• Work to do
In the data below, find every line with the string "this" and pull it out.

• Data shown
+ + + + + + +

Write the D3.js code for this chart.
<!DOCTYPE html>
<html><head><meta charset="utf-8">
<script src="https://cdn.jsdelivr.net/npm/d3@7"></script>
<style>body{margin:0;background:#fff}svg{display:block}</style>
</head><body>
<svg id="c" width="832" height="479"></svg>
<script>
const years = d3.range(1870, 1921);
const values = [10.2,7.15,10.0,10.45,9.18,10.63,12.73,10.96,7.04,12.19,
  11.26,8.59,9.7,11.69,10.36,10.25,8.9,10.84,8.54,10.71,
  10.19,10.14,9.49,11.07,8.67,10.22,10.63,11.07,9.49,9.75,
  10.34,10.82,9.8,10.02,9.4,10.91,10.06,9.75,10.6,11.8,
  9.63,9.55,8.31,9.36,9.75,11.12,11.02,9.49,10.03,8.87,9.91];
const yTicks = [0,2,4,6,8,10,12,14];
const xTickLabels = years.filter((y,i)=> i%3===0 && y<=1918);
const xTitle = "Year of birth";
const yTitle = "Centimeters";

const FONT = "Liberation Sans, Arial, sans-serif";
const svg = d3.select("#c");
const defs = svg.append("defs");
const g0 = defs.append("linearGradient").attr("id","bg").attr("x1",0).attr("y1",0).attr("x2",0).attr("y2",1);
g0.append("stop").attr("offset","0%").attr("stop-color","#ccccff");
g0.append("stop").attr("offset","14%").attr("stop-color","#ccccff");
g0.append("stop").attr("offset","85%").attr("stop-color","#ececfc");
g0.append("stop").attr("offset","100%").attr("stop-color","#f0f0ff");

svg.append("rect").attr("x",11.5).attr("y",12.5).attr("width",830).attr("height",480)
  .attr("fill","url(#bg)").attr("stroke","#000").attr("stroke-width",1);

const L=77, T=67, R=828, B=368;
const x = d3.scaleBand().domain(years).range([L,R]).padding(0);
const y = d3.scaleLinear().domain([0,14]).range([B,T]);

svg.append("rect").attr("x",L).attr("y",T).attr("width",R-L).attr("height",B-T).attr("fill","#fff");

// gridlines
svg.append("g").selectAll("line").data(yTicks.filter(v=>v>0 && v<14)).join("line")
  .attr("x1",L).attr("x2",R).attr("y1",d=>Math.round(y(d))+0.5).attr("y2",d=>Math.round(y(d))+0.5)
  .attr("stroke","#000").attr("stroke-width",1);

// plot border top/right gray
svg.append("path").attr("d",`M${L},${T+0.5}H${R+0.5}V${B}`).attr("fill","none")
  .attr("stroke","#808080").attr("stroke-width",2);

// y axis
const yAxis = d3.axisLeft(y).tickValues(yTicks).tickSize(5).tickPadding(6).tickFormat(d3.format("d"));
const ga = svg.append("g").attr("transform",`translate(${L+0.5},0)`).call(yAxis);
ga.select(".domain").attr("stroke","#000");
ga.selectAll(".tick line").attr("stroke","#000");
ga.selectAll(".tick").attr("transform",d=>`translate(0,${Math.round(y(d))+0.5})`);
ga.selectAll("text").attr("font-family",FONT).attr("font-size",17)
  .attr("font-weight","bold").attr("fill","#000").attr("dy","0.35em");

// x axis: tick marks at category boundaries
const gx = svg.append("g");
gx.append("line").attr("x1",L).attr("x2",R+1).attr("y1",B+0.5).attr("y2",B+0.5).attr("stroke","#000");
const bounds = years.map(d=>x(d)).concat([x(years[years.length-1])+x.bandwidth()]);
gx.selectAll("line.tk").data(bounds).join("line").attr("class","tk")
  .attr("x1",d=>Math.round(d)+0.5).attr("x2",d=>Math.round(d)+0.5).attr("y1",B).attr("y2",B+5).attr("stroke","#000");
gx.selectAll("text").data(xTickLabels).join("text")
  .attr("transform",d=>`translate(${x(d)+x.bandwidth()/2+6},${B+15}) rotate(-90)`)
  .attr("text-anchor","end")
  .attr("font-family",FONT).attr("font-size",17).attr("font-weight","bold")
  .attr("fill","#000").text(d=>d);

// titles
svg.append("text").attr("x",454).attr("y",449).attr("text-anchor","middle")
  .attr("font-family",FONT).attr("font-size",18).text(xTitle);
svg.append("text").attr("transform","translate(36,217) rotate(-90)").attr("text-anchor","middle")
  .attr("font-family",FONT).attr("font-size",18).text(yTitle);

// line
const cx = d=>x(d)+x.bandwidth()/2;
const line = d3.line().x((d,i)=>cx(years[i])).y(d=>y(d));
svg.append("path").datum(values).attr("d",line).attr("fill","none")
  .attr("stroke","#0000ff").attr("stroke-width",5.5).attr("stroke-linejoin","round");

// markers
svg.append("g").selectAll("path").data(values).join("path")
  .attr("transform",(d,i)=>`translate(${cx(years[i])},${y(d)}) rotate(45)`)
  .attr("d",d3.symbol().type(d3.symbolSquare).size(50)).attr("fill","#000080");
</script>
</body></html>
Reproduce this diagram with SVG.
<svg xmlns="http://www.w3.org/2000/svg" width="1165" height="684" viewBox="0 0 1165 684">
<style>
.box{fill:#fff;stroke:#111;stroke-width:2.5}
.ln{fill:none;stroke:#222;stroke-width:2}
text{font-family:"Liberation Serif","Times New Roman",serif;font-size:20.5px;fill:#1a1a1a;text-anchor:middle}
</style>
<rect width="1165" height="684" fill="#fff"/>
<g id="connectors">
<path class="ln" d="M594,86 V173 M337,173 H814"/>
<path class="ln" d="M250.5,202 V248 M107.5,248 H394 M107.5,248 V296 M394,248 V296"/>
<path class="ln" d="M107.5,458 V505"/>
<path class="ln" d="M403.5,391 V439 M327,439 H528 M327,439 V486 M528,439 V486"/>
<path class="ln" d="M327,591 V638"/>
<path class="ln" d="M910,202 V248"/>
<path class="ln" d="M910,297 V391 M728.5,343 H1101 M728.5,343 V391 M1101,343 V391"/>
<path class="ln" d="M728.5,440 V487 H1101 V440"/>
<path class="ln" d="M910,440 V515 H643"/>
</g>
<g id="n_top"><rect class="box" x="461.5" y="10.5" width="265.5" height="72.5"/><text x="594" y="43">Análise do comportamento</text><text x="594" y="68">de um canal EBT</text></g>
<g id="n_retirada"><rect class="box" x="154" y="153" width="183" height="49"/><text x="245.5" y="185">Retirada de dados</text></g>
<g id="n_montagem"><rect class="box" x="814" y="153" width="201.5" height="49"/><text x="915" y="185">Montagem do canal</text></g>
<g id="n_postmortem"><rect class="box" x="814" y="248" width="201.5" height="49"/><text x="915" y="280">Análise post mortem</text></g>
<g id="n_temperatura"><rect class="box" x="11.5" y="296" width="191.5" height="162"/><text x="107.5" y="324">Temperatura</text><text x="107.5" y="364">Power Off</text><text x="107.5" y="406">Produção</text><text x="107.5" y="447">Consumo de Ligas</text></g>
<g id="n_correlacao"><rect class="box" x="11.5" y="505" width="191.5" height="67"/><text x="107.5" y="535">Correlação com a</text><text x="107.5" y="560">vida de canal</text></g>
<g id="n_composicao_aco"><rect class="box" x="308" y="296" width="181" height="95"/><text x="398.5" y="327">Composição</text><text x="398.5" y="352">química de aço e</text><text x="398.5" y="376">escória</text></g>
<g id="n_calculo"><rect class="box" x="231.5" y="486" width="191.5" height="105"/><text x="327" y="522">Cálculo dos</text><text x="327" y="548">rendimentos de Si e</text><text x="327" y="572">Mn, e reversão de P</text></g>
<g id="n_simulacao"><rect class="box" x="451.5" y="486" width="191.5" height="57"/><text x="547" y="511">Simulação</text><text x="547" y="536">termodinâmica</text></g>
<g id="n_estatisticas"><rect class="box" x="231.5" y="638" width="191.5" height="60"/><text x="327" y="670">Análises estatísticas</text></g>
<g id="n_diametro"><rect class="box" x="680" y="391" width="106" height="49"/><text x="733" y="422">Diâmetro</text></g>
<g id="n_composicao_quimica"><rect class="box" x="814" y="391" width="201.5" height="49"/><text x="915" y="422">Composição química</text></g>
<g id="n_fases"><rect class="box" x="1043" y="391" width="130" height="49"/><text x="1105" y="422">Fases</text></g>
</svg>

+ + + + + + +

• Final result
Write the D3.js code for this chart.
Reproduce this diagram with SVG.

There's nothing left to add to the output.